My daughter and I were walking into the grocery store when we saw a little boy, possibly around 6-7 years old, pushing a cart laden with food alongside his mother. As the cart went past a rounded curb, the little boy stumbled, most likely because he was being silly. I saw him look up at his mother and she scowled at him. She poured contempt and shame on him through a single glance that communicated, “You are so stupid” or “You are so disgusting.” By the shamed and crushed look on that little boy’s face, it was apparent that he agreed with her. My heart cracked open for that little boy.
The fact that the little boy immediately looked at his mother indicated to me that this wasn’t an isolated incident and the “look” he got was usually negative. In that moment, a new strategy or the strengthening of an old strategy was born or deepened in him. And his young, playful heart that was intended to be carefree and silly, was wounded by the scowl from his mother.
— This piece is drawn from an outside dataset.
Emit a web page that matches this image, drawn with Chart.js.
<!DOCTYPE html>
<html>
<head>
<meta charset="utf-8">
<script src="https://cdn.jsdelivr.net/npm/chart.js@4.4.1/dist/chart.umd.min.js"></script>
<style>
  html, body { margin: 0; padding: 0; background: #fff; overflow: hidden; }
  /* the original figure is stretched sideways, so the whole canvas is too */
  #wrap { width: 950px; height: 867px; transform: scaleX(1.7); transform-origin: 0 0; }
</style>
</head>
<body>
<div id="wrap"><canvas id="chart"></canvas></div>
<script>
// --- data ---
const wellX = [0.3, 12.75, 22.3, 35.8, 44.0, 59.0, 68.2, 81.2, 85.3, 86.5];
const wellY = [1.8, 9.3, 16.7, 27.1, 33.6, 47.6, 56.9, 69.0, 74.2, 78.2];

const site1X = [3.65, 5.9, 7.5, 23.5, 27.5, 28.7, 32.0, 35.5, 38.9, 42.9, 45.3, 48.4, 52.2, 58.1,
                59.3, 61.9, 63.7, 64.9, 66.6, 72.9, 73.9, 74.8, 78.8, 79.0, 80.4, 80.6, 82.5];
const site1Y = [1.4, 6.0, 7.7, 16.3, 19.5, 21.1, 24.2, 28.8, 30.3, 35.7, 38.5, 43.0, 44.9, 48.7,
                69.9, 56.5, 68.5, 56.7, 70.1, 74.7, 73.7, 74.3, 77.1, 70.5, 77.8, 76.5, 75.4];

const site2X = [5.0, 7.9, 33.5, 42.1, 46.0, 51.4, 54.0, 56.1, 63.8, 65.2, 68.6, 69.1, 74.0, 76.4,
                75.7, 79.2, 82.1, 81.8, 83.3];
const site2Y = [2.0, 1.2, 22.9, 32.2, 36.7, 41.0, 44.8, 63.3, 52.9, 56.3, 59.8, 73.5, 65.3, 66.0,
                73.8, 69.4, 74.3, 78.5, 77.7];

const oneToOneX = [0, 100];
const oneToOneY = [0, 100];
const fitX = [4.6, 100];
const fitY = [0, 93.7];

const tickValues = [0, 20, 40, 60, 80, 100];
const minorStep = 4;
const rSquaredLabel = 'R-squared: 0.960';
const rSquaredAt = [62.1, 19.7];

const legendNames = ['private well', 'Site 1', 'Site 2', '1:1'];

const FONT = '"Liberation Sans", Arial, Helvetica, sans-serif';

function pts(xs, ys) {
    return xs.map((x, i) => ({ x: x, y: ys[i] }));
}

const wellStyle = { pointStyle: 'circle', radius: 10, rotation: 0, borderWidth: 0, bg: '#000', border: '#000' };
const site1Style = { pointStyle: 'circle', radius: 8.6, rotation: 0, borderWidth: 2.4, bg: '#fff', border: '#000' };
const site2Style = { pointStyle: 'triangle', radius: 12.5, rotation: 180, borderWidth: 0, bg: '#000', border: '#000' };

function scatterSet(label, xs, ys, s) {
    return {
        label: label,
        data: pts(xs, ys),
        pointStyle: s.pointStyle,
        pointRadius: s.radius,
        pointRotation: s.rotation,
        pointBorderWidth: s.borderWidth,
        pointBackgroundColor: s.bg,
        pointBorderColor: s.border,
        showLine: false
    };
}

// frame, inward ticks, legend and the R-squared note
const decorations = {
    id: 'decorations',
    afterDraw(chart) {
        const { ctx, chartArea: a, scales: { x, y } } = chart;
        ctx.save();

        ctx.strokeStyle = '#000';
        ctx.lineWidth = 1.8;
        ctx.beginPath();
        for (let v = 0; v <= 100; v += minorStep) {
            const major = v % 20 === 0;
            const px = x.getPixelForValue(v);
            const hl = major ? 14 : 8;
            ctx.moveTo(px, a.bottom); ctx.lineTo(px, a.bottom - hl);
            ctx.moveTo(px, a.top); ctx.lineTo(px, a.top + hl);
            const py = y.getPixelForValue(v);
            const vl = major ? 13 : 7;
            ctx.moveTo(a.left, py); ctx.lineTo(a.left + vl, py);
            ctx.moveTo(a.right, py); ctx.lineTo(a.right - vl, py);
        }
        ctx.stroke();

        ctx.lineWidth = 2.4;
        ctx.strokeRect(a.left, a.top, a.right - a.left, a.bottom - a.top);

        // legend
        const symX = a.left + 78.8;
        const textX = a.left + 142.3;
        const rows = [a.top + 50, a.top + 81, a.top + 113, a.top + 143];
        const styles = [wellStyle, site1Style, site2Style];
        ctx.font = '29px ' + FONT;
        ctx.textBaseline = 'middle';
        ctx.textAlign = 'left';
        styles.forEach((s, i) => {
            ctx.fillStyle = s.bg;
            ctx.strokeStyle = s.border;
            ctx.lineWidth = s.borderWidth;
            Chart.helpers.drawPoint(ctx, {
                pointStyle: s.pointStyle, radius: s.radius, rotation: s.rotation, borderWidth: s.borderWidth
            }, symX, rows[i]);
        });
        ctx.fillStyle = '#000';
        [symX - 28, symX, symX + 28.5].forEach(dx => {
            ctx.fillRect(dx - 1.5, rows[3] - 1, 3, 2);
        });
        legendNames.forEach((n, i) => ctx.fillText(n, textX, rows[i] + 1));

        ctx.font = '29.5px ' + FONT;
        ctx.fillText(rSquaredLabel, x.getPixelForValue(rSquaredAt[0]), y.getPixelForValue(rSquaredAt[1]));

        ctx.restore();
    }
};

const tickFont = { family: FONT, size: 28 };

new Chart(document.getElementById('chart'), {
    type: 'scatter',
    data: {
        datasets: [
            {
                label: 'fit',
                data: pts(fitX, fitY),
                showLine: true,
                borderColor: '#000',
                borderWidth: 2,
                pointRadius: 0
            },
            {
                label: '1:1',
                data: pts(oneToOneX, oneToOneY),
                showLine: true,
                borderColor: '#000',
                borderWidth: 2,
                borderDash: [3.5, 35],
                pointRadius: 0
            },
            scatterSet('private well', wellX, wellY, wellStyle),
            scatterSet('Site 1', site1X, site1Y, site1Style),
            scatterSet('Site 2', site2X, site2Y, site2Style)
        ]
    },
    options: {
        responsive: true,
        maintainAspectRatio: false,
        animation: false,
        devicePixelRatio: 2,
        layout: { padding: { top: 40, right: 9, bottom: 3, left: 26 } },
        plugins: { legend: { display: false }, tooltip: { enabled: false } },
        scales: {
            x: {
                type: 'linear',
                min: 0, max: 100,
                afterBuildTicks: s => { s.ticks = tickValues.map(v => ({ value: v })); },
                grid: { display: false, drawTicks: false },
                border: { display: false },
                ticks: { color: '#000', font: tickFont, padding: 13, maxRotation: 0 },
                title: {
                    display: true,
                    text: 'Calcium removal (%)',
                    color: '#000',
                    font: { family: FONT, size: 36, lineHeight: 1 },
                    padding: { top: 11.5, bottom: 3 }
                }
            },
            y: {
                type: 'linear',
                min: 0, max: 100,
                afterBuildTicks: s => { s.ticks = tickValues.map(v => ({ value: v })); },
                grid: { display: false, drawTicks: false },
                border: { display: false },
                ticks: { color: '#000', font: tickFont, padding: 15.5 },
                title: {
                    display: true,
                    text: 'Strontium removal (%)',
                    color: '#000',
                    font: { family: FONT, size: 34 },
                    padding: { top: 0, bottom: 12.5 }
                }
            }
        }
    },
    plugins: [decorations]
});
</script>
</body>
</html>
As sadness overwhelmed me, I remembered the time my laugh was wrongly interpreted as shame and contempt. I was taking care of my niece who was four at the time. She also did something silly and fell against a couch. I knew she wasn’t hurt and the way she fell was sorta comical. And because she was and is a beautiful little girl, I laughed in delight.
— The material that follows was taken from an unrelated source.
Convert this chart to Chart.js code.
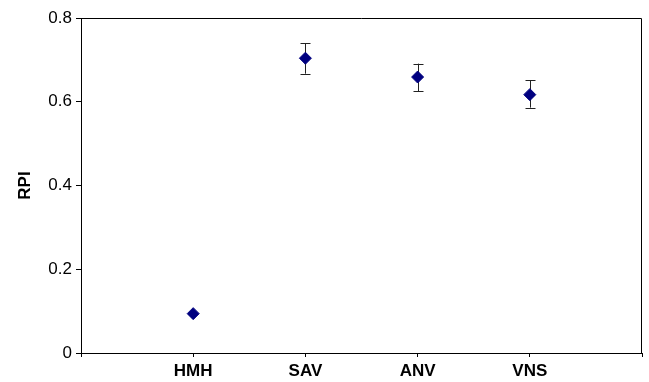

But she recoiled and hung her head in shame. She misinterpreted my delight as derision. But I was delighting in her because even when she fell, she was beautiful and precious. Years later, when she was older, I apologized to her and asked her to forgive me.
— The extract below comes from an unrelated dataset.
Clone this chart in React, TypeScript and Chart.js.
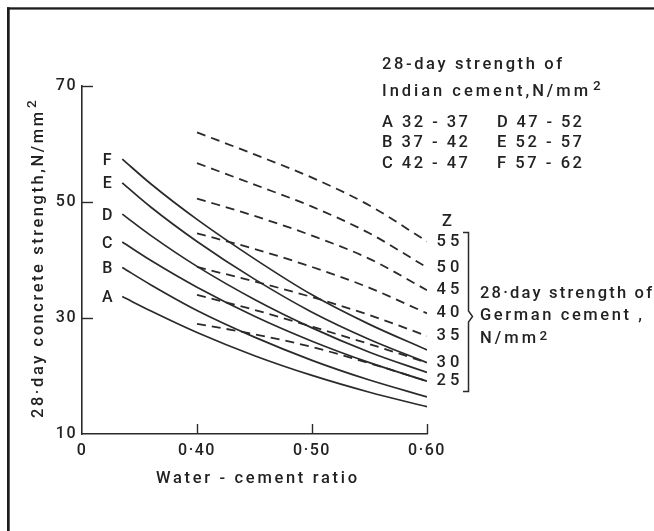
import React, { useEffect, useRef } from 'react';
import { Chart, registerables } from 'chart.js';

Chart.register(...registerables);

// ---- axes ----
const xTickValues = [0.3, 0.4, 0.5, 0.6];
const xTickLabels = ['0', '0·40', '0·50', '0·60'];
const yTickValues = [10, 30, 50, 70];
const yTickLabels = ['10', '30', '50', '70'];

// ---- Indian cement curves (solid) ----
const curveNames = ['A', 'B', 'C', 'D', 'E', 'F'];
const curveX = [0.335, 0.36, 0.4, 0.45, 0.5, 0.55, 0.6];
const curveA = [33.7, 31.2, 27.5, 23.5, 20.1, 17.2, 14.7];
const curveB = [38.7, 35.7, 31.3, 26.7, 22.7, 19.3, 16.4];
const curveC = [43.1, 39.9, 35.3, 30.3, 26.0, 22.3, 19.1];
const curveD = [47.9, 44.2, 38.9, 33.2, 28.3, 24.1, 20.6];
const curveE = [53.3, 49.1, 43.2, 36.7, 31.0, 26.3, 22.3];
const curveF = [57.4, 53.1, 47.0, 40.2, 34.0, 28.9, 24.5];
const curves = [curveA, curveB, curveC, curveD, curveE, curveF];

// ---- German cement lines (dashed), Z ----
const zNames = ['55', '50', '45', '40', '35', '30', '25'];
const zX = [0.4, 0.45, 0.5, 0.55, 0.6];
const z55 = [62.0, 58.2, 54.2, 49.4, 43.2];
const z50 = [56.7, 53.0, 49.2, 44.6, 38.7];
const z45 = [50.6, 47.6, 44.2, 40.2, 34.8];
const z40 = [44.6, 41.9, 38.8, 35.2, 30.8];
const z35 = [38.8, 36.3, 33.6, 30.5, 26.9];
const z30 = [34.0, 31.4, 28.5, 25.5, 22.3];
const z25 = [29.0, 27.2, 25.0, 22.2, 19.1];
const zLines = [z55, z50, z45, z40, z35, z30, z25];

// ---- text ----
const indianTitle1 = '28-day strength of';
const indianTitle2 = 'Indian cement,N/mm';
const indianRangesLeft = ['A 32 - 37', 'B 37 - 42', 'C 42 - 47'];
const indianRangesRight = ['D 47 - 52', 'E 52 - 57', 'F 57 - 62'];
const germanLines = ['28·day strength of', 'German cement ,', 'N/mm'];
const yTitle = '28·day concrete strength,N/mm';
const xTitle = 'Water - cement ratio';

const INK = '#222222';
const LINE = '#2a2a2a';
const FONT = 'Roboto, "DejaVu Sans", sans-serif';
const WEIGHT = 500;

function fitText(
  ctx: CanvasRenderingContext2D,
  text: string,
  x: number,
  y: number,
  width: number,
  size: number,
  align: CanvasTextAlign = 'left',
  baseline: CanvasTextBaseline = 'alphabetic'
) {
  ctx.font = `${WEIGHT} ${size}px ${FONT}`;
  (ctx as any).letterSpacing = '0px';
  const w0 = ctx.measureText(text).width;
  const n = Math.max(text.length - 1, 1);
  const sp = Math.max(-1, (width - w0) / n);
  (ctx as any).letterSpacing = `${sp}px`;
  ctx.textAlign = align;
  ctx.textBaseline = baseline;
  let xx = x;
  if (align === 'center') xx = x + sp / 2;
  if (align === 'right') xx = x + sp;
  ctx.fillText(text, xx, y);
  (ctx as any).letterSpacing = '0px';
}

const annotate = {
  id: 'annotate',
  beforeDraw(chart: any) {
    const ctx = chart.ctx as CanvasRenderingContext2D;
    ctx.save();
    ctx.fillStyle = '#ffffff';
    ctx.fillRect(0, 0, chart.width, chart.height);
    ctx.restore();
    (ctx as any).letterSpacing = '1.5px';
  },
  afterDraw(chart: any) {
    const ctx = chart.ctx as CanvasRenderingContext2D;
    const xs = chart.scales.x;
    const ys = chart.scales.y;
    const area = chart.chartArea;
    ctx.save();
    (ctx as any).letterSpacing = '0px';

    // inward tick marks
    ctx.strokeStyle = LINE;
    ctx.lineWidth = 1.4;
    xTickValues.slice(1).forEach((v) => {
      const px = Math.round(xs.getPixelForValue(v)) + 0.5;
      ctx.beginPath();
      ctx.moveTo(px, area.bottom);
      ctx.lineTo(px, area.bottom - 10);
      ctx.stroke();
    });
    yTickValues.slice(1).forEach((v) => {
      const py = Math.round(ys.getPixelForValue(v)) + 0.5;
      ctx.beginPath();
      ctx.moveTo(area.left, py);
      ctx.lineTo(area.left + 11, py);
      ctx.stroke();
    });

    ctx.fillStyle = INK;

    // curve letters at start of each solid curve
    curveNames.forEach((name, i) => {
      const p = chart.getDatasetMeta(i).data[0];
      fitText(ctx, name, p.x - 15, p.y + 1.5, 9, 16, 'center', 'middle');
    });

    // Z labels at the end of each dashed line
    const zStart = curveNames.length;
    zNames.forEach((name, i) => {
      const meta = chart.getDatasetMeta(zStart + i);
      const p = meta.data[meta.data.length - 1];
      fitText(ctx, name, xs.getPixelForValue(0.6) + 21, p.y, 23, 16.5, 'center', 'middle');
    });
    const top55 = chart.getDatasetMeta(zStart).data[zX.length - 1];
    fitText(ctx, 'Z', xs.getPixelForValue(0.6) + 20, top55.y - 20, 9, 16.5, 'center', 'middle');

    // bracket
    ctx.strokeStyle = LINE;
    ctx.lineWidth = 1.5;
    ctx.beginPath();
    ctx.moveTo(463, 232.5);
    ctx.lineTo(468.5, 232.5);
    ctx.lineTo(468.5, 311);
    ctx.lineTo(472.5, 316.5);
    ctx.lineTo(468.5, 322);
    ctx.lineTo(468.5, 391.5);
    ctx.lineTo(463, 391.5);
    ctx.stroke();

    // German cement label
    fitText(ctx, germanLines[0], 480, 297.5, 172, 16.5);
    fitText(ctx, germanLines[1], 480, 320, 162, 16.5);
    fitText(ctx, germanLines[2], 480, 342.5, 56, 16.5);
    fitText(ctx, '2', 539.5, 339.5, 8, 13.5);

    // Indian cement legend
    fitText(ctx, indianTitle1, 382, 68.5, 180, 16.5);
    fitText(ctx, indianTitle2, 382, 96, 206, 16.5);
    fitText(ctx, '2', 593, 90, 8, 13.5);
    const rowBase = [126.7, 146.7, 168];
    indianRangesLeft.forEach((t, i) => fitText(ctx, t, 382, rowBase[i], 86, 16.5));
    indianRangesRight.forEach((t, i) => fitText(ctx, t, 497, rowBase[i], 85, 16.5));

    // x axis title
    fitText(ctx, xTitle, 156, 483, 201, 16.5);

    // y axis title (rotated)
    ctx.save();
    ctx.translate(43, 258);
    ctx.rotate(-Math.PI / 2);
    fitText(ctx, yTitle, -160, 0, 306, 16.5, 'left', 'alphabetic');
    fitText(ctx, '2', 150, -7.5, 8, 13.5, 'left', 'alphabetic');
    ctx.restore();

    // scan frame
    ctx.fillStyle = '#1c1c1c';
    ctx.fillRect(7, 7.3, chart.width - 7, 2.3);
    ctx.fillRect(7, 7.3, 2.7, chart.height);

    ctx.restore();
  },
};

export default function App() {
  const ref = useRef<HTMLCanvasElement>(null);

  useEffect(() => {
    const solidSets = curves.map((vals, i) => ({
      label: curveNames[i],
      data: vals.map((y, j) => ({ x: curveX[j], y })),
      borderColor: LINE,
      borderWidth: 1.7,
      cubicInterpolationMode: 'monotone' as const,
      pointRadius: 0,
      fill: false,
    }));
    const dashedSets = zLines.map((vals, i) => ({
      label: 'Z ' + zNames[i],
      data: vals.map((y, j) => ({ x: zX[j], y })),
      borderColor: LINE,
      borderWidth: 1.8,
      borderDash: [9, 6],
      cubicInterpolationMode: 'monotone' as const,
      pointRadius: 0,
      fill: false,
    }));

    const chart = new Chart(ref.current as HTMLCanvasElement, {
      type: 'line',
      data: { datasets: [...solidSets, ...dashedSets] as any },
      options: {
        responsive: false,
        animation: false,
        devicePixelRatio: 1,
        layout: { padding: { left: 0, top: 86, right: 227, bottom: 0 } },
        plugins: {
          legend: { display: false },
          tooltip: { enabled: false },
          title: { display: false },
        },
        elements: { point: { radius: 0 } },
        scales: {
          x: {
            type: 'linear',
            min: 0.3,
            max: 0.6,
            afterBuildTicks: (s: any) => {
              s.ticks = xTickValues.map((v) => ({ value: v }));
            },
            afterFit: (s: any) => {
              s.height = 97;
            },
            grid: { display: false, drawTicks: false },
            border: { display: true, color: LINE, width: 1.6 },
            ticks: {
              autoSkip: false,
              maxRotation: 0,
              padding: 7,
              color: INK,
              font: { family: FONT, size: 16, weight: '500' },
              callback: (v: any) => {
                const i = xTickValues.findIndex((t) => Math.abs(t - Number(v)) < 1e-6);
                return i >= 0 ? xTickLabels[i] : '';
              },
            },
          },
          y: {
            type: 'linear',
            min: 10,
            max: 70,
            afterBuildTicks: (s: any) => {
              s.ticks = yTickValues.map((v) => ({ value: v }));
            },
            afterFit: (s: any) => {
              s.width = 82;
            },
            grid: { display: false, drawTicks: false },
            border: { display: true, color: LINE, width: 1.6 },
            ticks: {
              autoSkip: false,
              padding: 5,
              color: INK,
              font: { family: FONT, size: 16, weight: '500' },
              callback: (v: any) => {
                const i = yTickValues.findIndex((t) => Math.abs(t - Number(v)) < 1e-6);
                return i >= 0 ? yTickLabels[i] : '';
              },
            },
          },
        },
      },
      plugins: [annotate],
    });
    return () => chart.destroy();
  }, []);

  return (
    <div style={{ position: 'absolute', left: 0, top: 0, width: 654, height: 531, background: '#fff' }}>
      <canvas ref={ref} width={654} height={531} style={{ display: 'block', width: 654, height: 531 }} />
    </div>
  );
}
Some time ago I talked with a woman at a women’s retreat and she shared how her grandfather, who she rarely saw, would wink at her almost continuously during the visit. Because she was already being sexually abused, she recoiled. Her grandfather was delighting in her and never made any wrong advances toward her. Yet she felt uncomfortable. Her experiences warned her, yet his actions were innocent.
How sad that she couldn’t receive his delight. He died young and thus there was no opportunity for her to know his delight in her.
I wonder if sometimes we misinterpret God’s wink and His laugh. He delights in us and although He’ll discipline us when we sin, He intends to draw us closer to Him, not shame us away from Him. Satan’s tactic is to make us shrink in shame; God wants to woo us closer to His forgiving heart.
Satan whispers, “You are stupid and shameful because you sinned. There’s no hope. You might as well give up.” But our loving Lord calls, “You are precious and beautiful to me even though you’ve sinned. There is hope because I want to forgive your sin. Come to me and receive my cleansing. I know you’ll get better in my power.”
I hope that little boy has found someone who delights in him even when he’s silly. My own four-year-old grandson has many around him who delight in him even when he’s silly. And he’s silly a lot! Likewise, God knows our frame; He knows that we are but dust, therefore, He has compassion upon us (Psalm 103:13-14). And He never scowls!